Transcribe the material in full. Nothing should differ except that the pictures are left out.

**DATA EXCERPT**

• • • • • • •

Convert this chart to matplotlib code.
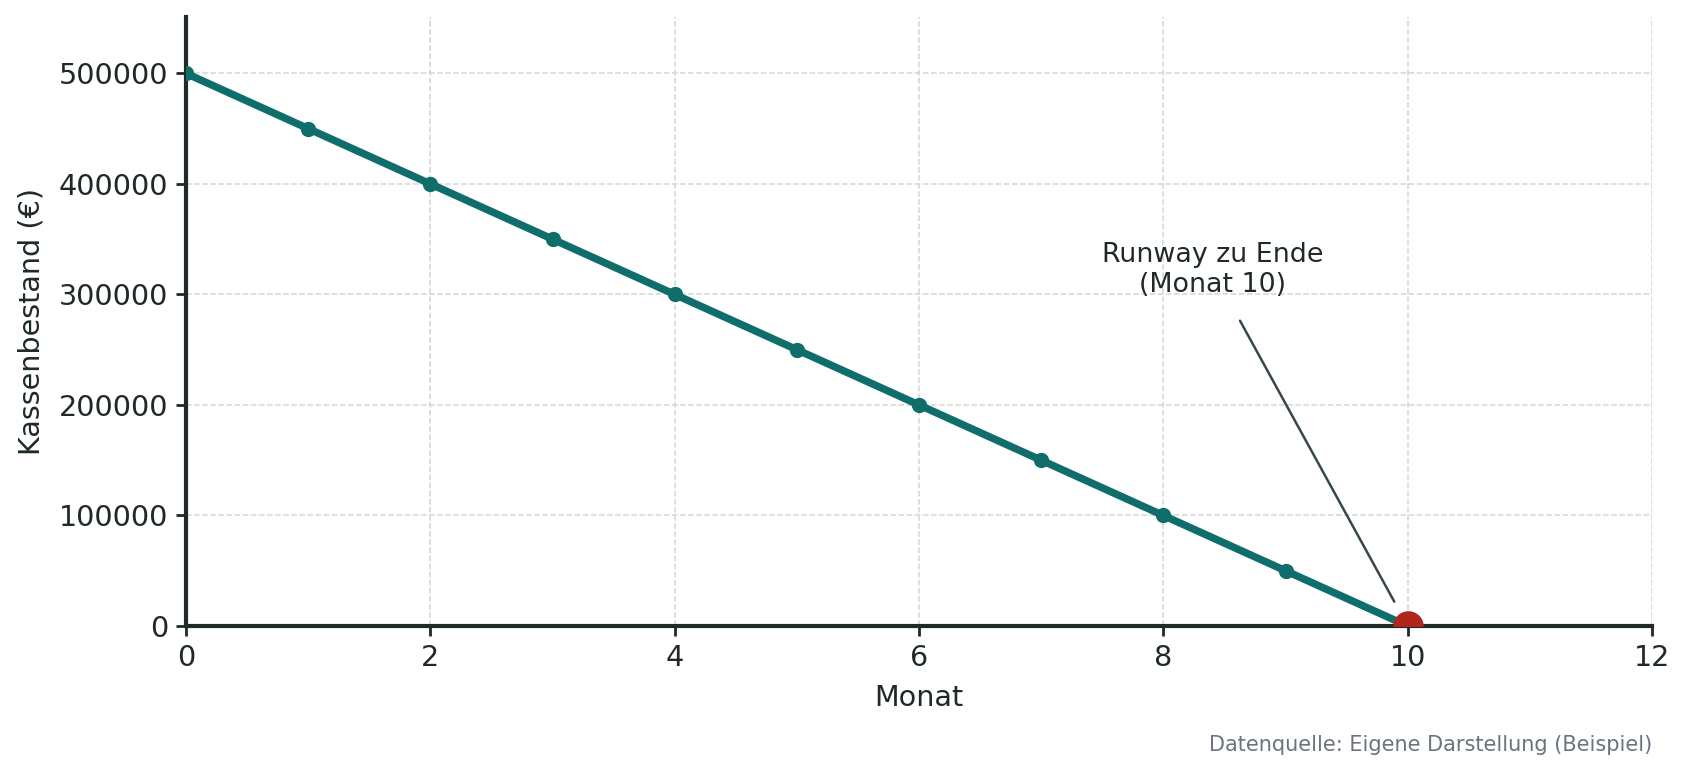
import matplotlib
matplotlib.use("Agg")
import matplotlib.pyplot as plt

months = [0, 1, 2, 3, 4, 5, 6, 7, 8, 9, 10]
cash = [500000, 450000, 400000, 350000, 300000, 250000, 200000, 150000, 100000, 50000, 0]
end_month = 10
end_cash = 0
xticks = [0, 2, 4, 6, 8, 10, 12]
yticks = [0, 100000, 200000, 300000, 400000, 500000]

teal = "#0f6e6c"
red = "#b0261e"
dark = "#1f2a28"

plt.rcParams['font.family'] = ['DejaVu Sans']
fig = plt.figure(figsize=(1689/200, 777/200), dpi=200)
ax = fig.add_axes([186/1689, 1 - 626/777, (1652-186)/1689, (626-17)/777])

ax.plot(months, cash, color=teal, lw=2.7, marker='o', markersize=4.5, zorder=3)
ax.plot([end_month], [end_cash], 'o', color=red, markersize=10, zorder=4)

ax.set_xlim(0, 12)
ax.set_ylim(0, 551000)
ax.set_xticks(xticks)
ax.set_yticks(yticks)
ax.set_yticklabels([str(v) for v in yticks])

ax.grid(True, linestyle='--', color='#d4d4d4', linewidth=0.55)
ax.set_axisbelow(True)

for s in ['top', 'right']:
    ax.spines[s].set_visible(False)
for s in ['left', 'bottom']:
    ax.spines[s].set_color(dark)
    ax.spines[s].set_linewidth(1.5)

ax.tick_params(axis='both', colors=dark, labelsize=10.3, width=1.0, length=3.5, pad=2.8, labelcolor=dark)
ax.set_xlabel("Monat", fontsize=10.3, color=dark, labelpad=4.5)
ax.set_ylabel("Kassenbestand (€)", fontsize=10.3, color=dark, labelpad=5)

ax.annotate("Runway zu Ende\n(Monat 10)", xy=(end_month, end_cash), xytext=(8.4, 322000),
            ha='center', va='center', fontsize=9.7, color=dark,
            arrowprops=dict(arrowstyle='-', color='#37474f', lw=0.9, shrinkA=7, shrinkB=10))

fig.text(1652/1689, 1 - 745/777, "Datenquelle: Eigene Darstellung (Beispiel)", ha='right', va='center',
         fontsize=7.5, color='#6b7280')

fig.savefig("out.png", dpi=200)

• • • • • • •

**CORRECT RESPONSE**
Convert this chart to matplotlib code.
import matplotlib
matplotlib.use("Agg")
import matplotlib.pyplot as plt

months = [0, 1, 2, 3, 4, 5, 6, 7, 8, 9, 10]
cash = [500000, 450000, 400000, 350000, 300000, 250000, 200000, 150000, 100000, 50000, 0]
end_month = 10
end_cash = 0
xticks = [0, 2, 4, 6, 8, 10, 12]
yticks = [0, 100000, 200000, 300000, 400000, 500000]

teal = "#0f6e6c"
red = "#b0261e"
dark = "#1f2a28"

plt.rcParams['font.family'] = ['DejaVu Sans']
fig = plt.figure(figsize=(1689/200, 777/200), dpi=200)
ax = fig.add_axes([186/1689, 1 - 626/777, (1652-186)/1689, (626-17)/777])

ax.plot(months, cash, color=teal, lw=2.7, marker='o', markersize=4.5, zorder=3)
ax.plot([end_month], [end_cash], 'o', color=red, markersize=10, zorder=4)

ax.set_xlim(0, 12)
ax.set_ylim(0, 551000)
ax.set_xticks(xticks)
ax.set_yticks(yticks)
ax.set_yticklabels([str(v) for v in yticks])

ax.grid(True, linestyle='--', color='#d4d4d4', linewidth=0.55)
ax.set_axisbelow(True)

for s in ['top', 'right']:
    ax.spines[s].set_visible(False)
for s in ['left', 'bottom']:
    ax.spines[s].set_color(dark)
    ax.spines[s].set_linewidth(1.5)

ax.tick_params(axis='both', colors=dark, labelsize=10.3, width=1.0, length=3.5, pad=2.8, labelcolor=dark)
ax.set_xlabel("Monat", fontsize=10.3, color=dark, labelpad=4.5)
ax.set_ylabel("Kassenbestand (€)", fontsize=10.3, color=dark, labelpad=5)

ax.annotate("Runway zu Ende\n(Monat 10)", xy=(end_month, end_cash), xytext=(8.4, 322000),
            ha='center', va='center', fontsize=9.7, color=dark,
            arrowprops=dict(arrowstyle='-', color='#37474f', lw=0.9, shrinkA=7, shrinkB=10))

fig.text(1652/1689, 1 - 745/777, "Datenquelle: Eigene Darstellung (Beispiel)", ha='right', va='center',
         fontsize=7.5, color='#6b7280')

fig.savefig("out.png", dpi=200)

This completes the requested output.